CASA volunteers work with children from age 0 to 18. “I just wanted to express how important it is that we realize that the number is increasing at a rapid rate. That’s a lot of children …”

Magistrate Phil Sammons, who was chairing the meeting in the absence of Judge-Executive Harold McKinney, asked, “Do you have a problem with — say, you have a child under your care, and a mother or dad decides they want to take them themselves. Do you have the authority to keep them and supervise them? What’s the deal with that?”

“No, we do not provide that type of service,” Guerrant answered. “Social workers would be the ones who deal with that. We’re an independent set of eyes and ears that basically report to the judge and the court parties.”

“So, the judge sends the kids to you?” Sammons asked.
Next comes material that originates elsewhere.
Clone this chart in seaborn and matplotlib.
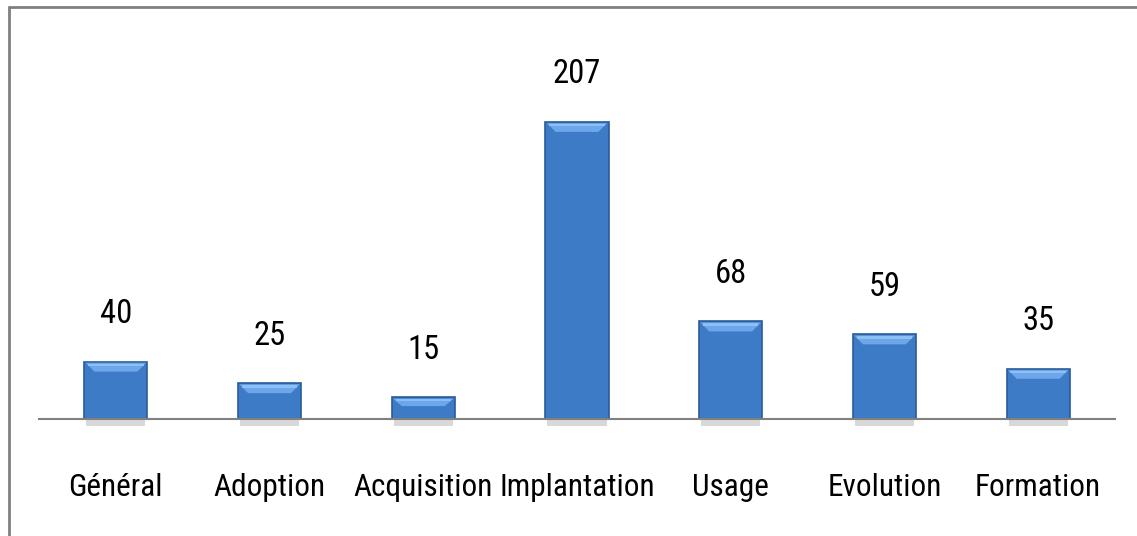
import matplotlib
matplotlib.use('Agg')
import matplotlib.pyplot as plt
import matplotlib.patches as mpatches
from matplotlib import font_manager
import seaborn as sns
import pandas as pd

categories = ['Général', 'Adoption', 'Acquisition', 'Implantation', 'Usage', 'Evolution', 'Formation']
counts = [40, 25, 15, 207, 68, 59, 35]

# the reference uses a narrow font; take a condensed one if there is one
names = {f.name for f in font_manager.fontManager.ttflist}
narrow = [n for n in ['Liberation Sans Narrow', 'Roboto Condensed', 'Open Sans Condensed',
                      'DejaVu Sans Condensed', 'Noto Sans Condensed'] if n in names]

sns.set_style('white')
if narrow:
    plt.rcParams['font.family'] = [narrow[0], 'DejaVu Sans']
    tick_size, value_size = 22.5, 23.5
else:
    plt.rcParams['font.family'] = ['DejaVu Sans']
    tick_size, value_size = 17.5, 18

df = pd.DataFrame({'category': categories, 'count': counts})

fig = plt.figure(figsize=(11.37, 5.36), dpi=100)
ax = fig.add_axes([39 / 1137, 117 / 536, 1076 / 1137, 412 / 536])

sns.barplot(data=df, x='category', y='count', color='#3D7BC7', width=0.41,
            saturation=1, edgecolor='#2A5B98', linewidth=1.2, ax=ax)

ax.set_ylim(0, 287)
ax.set_xlim(-0.5, len(categories) - 0.5)

for bar, val in zip(ax.patches, counts):
    x0 = bar.get_x()
    w = bar.get_width()
    h = bar.get_height()
    # bevelled top of each bar
    band = min(7, h * 0.4)
    inset = w * 0.16
    ax.add_patch(mpatches.Polygon([(x0 + w * 0.02, h - 0.8), (x0 + w * 0.98, h - 0.8),
                                   (x0 + w - inset, h - band), (x0 + inset, h - band)],
                                  closed=True, color='#6EA6EA', lw=0, zorder=3))
    ax.add_patch(mpatches.Rectangle((x0 + w * 0.06, h - band * 0.45), w * 0.88, band * 0.25,
                                    color='#8CC0F5', lw=0, zorder=3))
    # soft shadow under baseline
    ax.add_patch(mpatches.Rectangle((x0 + w * 0.03, -5), w * 0.94, 5, color='#D8D8D8', lw=0,
                                    clip_on=False, zorder=1))
    ax.text(x0 + w / 2, h + 33, str(val), ha='center', va='center', fontsize=value_size,
            color='black')

ax.set_xlabel('')
ax.set_ylabel('')
ax.set_yticks([])
ax.tick_params(axis='x', length=0, pad=39, labelsize=tick_size, labelcolor='black')
for s in ['top', 'right', 'left']:
    ax.spines[s].set_visible(False)
ax.spines['bottom'].set_color('#808080')
ax.spines['bottom'].set_linewidth(1.5)

# outer frame (top and left edges visible)
fig.add_artist(plt.Line2D([9 / 1137, 1], [1 - 7 / 536, 1 - 7 / 536], color='#808080', lw=2))
fig.add_artist(plt.Line2D([9 / 1137, 9 / 1137], [0, 1 - 7 / 536], color='#808080', lw=2))

fig.savefig('out.png', dpi=100)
“Well, he appoints them to us and we investigate their case. We follow up, make recommendations for services for them. They’re never in our custody in any shape or form,” Guerrant said.

“They don’t provide direct care,” County Attorney Lynne Dean said to Sammons.

“We facilitate processes. We try to — we’re a non-bureaucratic approach to thinking outside of the box as to how we can achieve safety and permanency more quickly for every child we serve,” Guerrant said.

“As you all know, my office works with CASA quite a lot,” Dean added. “When people ask me what can I do to help with this drug epidemic, one way that anyone in the community can help — and, I think, make a direct impact on the drug epidemic — is to become a CASA volunteer or a foster parent. It’s really a very worthy, worthy cause.”